L’assassinat crapuleux du journaliste Martinez Zogo n’est pas la goutte d’eau qui va faire déborder le vase. Le système politique au Cameroun s’est forgé une carapace de cuir pour résister aux pleurs et aux convulsions d’une population amorphe, sans ambition et « heureuse » de vivre. Car, ici, la vie vaut plus que tout. Elle est sacralisée. Être en vie est une bénédiction de Dieu, c’est croire et espérer que Dieu ne tolère que le possible. Le pouvoir politique et le pouvoir religieux, ajoutés à celui de forces séculières et ésotériques veillent sur le peuple.
Les circonstances de cet assassinat resteront mystérieuses car la vérité ne vient que d’en haut. Elle se manifeste par un silence péremptoire et méprisant qui réduit le pauvre citoyen à son simple rang d’électeur du parti au pouvoir.
Les exemples sont légion. Ils portent tous la même signature. L’indignation est profonde. Les familles voient affluer les badauds. La nuit des funérailles, on promet au mort de faire éclater la vérité. La suite, nous la connaissons. Silence de cathédrale. Les plus convaincus, ceux qui attendent toujours un Messi, ne désespèrent pas. Le président Paul Biya, chef suprême et incontesté rétablira la vérité.
La population s’attend de découvrir la vérité qui vient d’en haut. Cette vérité dont on parle nous ramène très souvent à nos distractions qui nous éloignent de l’essentiel. Nous succombons aux charmes du mensonge et du silence. L’arlésienne ? Tout le monde en parle. Mais personne ne l’a jamais vue. Elle est pourtant parmi nous. Les crimes crapuleux font partie de notre mémoire collective. Ces cold case n’ont jamais été élucidés. Ils sont classés avec le temps. Ils s’oublient aussi très vite entre deux verres de vin frelaté.

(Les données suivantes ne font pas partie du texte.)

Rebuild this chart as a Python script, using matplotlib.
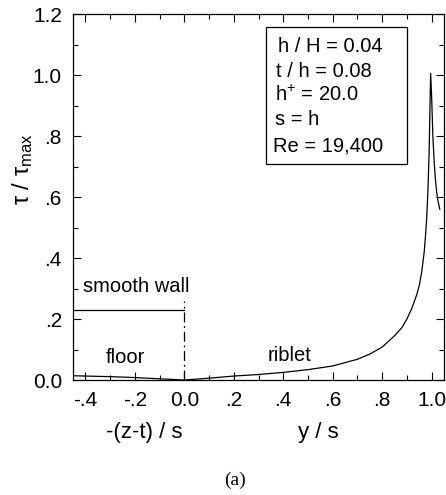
import matplotlib
matplotlib.use('Agg')
import matplotlib.pyplot as plt
from matplotlib.patches import Rectangle
from matplotlib.ticker import MultipleLocator

plt.rcParams['font.family'] = ['Liberation Sans', 'DejaVu Sans']
plt.rcParams['mathtext.fontset'] = 'custom'
plt.rcParams['mathtext.rm'] = 'Liberation Sans'
plt.rcParams['mathtext.it'] = 'Liberation Sans'
plt.rcParams['mathtext.bf'] = 'Liberation Sans:bold'

# wall shear stress along the riblet surface
riblet_y = [0.0, 0.1, 0.2, 0.3, 0.4, 0.5, 0.6, 0.7, 0.75, 0.8, 0.85, 0.88,
            0.9, 0.92, 0.94, 0.95, 0.96, 0.97, 0.975, 0.98, 0.985, 0.99,
            0.993, 0.996, 1.0, 1.005, 1.01, 1.015, 1.02, 1.025, 1.033]
riblet_tau = [0.0, 0.006, 0.013, 0.018, 0.025, 0.034, 0.046, 0.068, 0.085,
              0.108, 0.145, 0.172, 0.20, 0.235, 0.28, 0.31, 0.355, 0.42,
              0.47, 0.53, 0.62, 0.75, 0.88, 1.005, 0.93, 0.80, 0.72, 0.66,
              0.62, 0.59, 0.56]

# floor between riblets, plotted against -(z-t)/s
floor_z = [-0.45, -0.4, -0.3, -0.2, -0.1, 0.0]
floor_tau = [0.014, 0.013, 0.011, 0.008, 0.004, 0.0]

smooth_wall_tau = 0.228

params = ['h / H = 0.04', 't / h = 0.08', r'h$^{+}$ = 20.0', 's = h',
          'Re = 19,400']

xticks = [-0.4, -0.2, 0.0, 0.2, 0.4, 0.6, 0.8, 1.0]
xticklabels = ['-.4', '-.2', '0.0', '.2', '.4', '.6', '.8', '1.0']
yticks = [0.0, 0.2, 0.4, 0.6, 0.8, 1.0, 1.2]
yticklabels = ['0.0', '.2', '.4', '.6', '.8', '1.0', '1.2']

fig = plt.figure(figsize=(4.46, 4.95), dpi=100)
ax = fig.add_axes([0.1637, 0.2323, 0.8318, 0.7394])

lw = 0.9
ax.plot(riblet_y, riblet_tau, color='black', lw=lw)
ax.plot(floor_z, floor_tau, color='black', lw=lw)
ax.plot([-0.45, 0.0], [smooth_wall_tau, smooth_wall_tau], color='black', lw=lw)
ax.plot([0.0, 0.0], [0.0, 0.26], color='black', lw=lw, ls=(0, (8, 3, 1.5, 3)))

ax.set_xlim(-0.45, 1.05)
ax.set_ylim(0.0, 1.2)
ax.set_xticks(xticks)
ax.set_xticklabels(xticklabels)
ax.set_yticks(yticks)
ax.set_yticklabels(yticklabels)
ax.xaxis.set_minor_locator(MultipleLocator(0.1))
ax.yaxis.set_minor_locator(MultipleLocator(0.1))
ax.tick_params(which='both', direction='in', top=True, right=True,
               width=0.8, labelsize=15, pad=8)
ax.tick_params(which='major', length=6)
ax.tick_params(which='minor', length=3.5)
for sp in ax.spines.values():
    sp.set_linewidth(0.9)

ax.text(-0.41, 0.305, 'smooth wall', fontsize=14.5, va='center', ha='left')
ax.text(-0.24, 0.073, 'floor', fontsize=14.5, va='center', ha='center')
ax.text(0.425, 0.079, 'riblet', fontsize=14.5, va='center', ha='center')

ax.add_patch(Rectangle((0.33, 0.708), 0.57, 0.45, fill=False, lw=0.9,
                       ec='black'))
line_y = [1.095, 1.012, 0.936, 0.854, 0.766]
line_x = [0.378, 0.37, 0.366, 0.366, 0.358]
for txt, lx, ly in zip(params, line_x, line_y):
    ax.text(lx, ly, txt, fontsize=14.5, va='center', ha='left')

ax.text(-0.16, -0.172, '-(z-t) / s', fontsize=16, ha='center', va='center')
ax.text(0.54, -0.172, 'y / s', fontsize=16, ha='center', va='center')
ax.text(-0.135, 0.575, r'$\tau\ /\ \tau_{\rm max}$', fontsize=17,
        rotation=90, ha='center', va='center', transform=ax.transAxes)
fig.text(235 / 446, 1 - 480 / 495, '(a)', fontsize=14,
         family='Liberation Serif', ha='center', va='center')

fig.savefig('out.png', dpi=100)
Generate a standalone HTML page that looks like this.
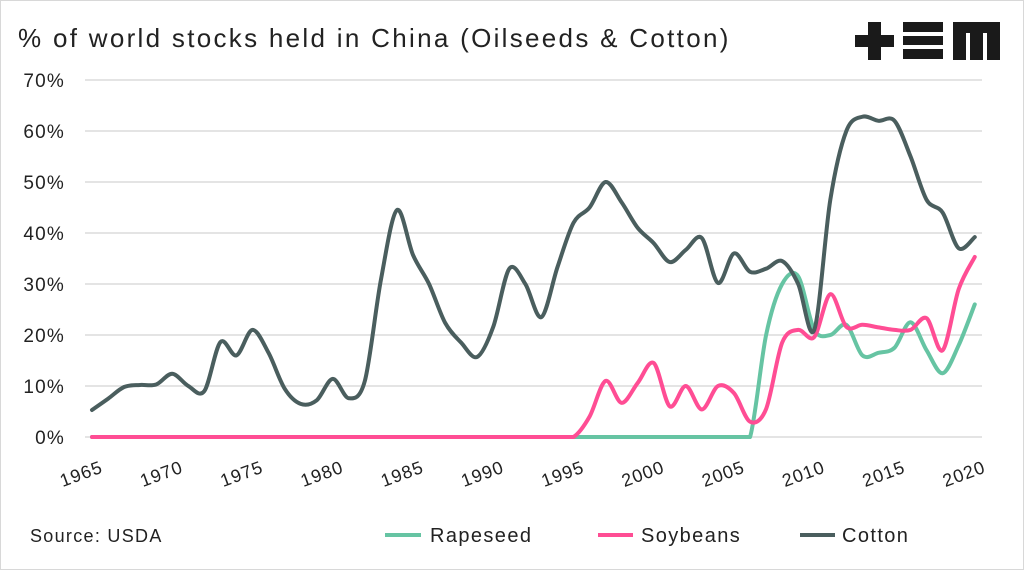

D’autres morts, et la liste n’est pas près de s’arrêter, non moins célèbres dans notre beau pays ont connu les mêmes conclusions. Tout le monde s’est déclaré procureur. Tout le monde avait le nom ou les noms des commanditaires. Il ne manquait que plus que l’exercice de la justice. Tous ces morts ensevelis croupissent dans les tombes. Ils s’appellent Monseigneur Bala, Bibi Ngota, Christian Mpondo, Monseigneur Yves Plumey, l’Abbé Joseph Mbassi, le père Antony Fontegh, les sœurs Marie Germaine et Marie Léone, le père Engelbert Mveng, etc.
Un crime de trop ! Ce narratif revient très souvent chez les débatteurs, au cours des émissions de télévision ou de la radio. Un crime de trop ? Il y en aura d’autres, tant que la barbarie aura sa place dans la cité. Encore une occasion manquée par les oppositions de salon qui courent de plateaux de télévisions aux radios périphériques. La révolution de salon est un foret où se défoulent tous les prétendus intellectuels assoiffés de crédibilité, de pouvoir et incapable d’élever le ton pour une juste cause.
Les crimes politiques restent impunis au Cameroun. C’est un mode d’emploi qui illustre la fin d règne d’un homme frappé par l’âge et qui est devenu l’otage de sa propre équipe. Une fin de règne calamiteuse pour une population jeune, frappée par la pauvreté, la maladie, la corruption, le vol, les mœurs, le doute et l’incertitude. Une fin de règne où la succession se bat pour s’accaparer l’argent que le pouvoir leur donne.
Qui pour mettre fin à cette gabegie ? Personne. L’opposition, comme d’habitude, multiplie ses déclarations. Elle condamne sans plus. Discréditée, ses chefs n’osent prendre d’initiative. Elle se dit muselée. Elle n’est donc pas à sa place pour oser des actions à réveiller les morts. Cette opposition de confort est discréditée. Ce conformisme ne lui sied pas car le peuple a besoin de femmes et d’hommes actifs.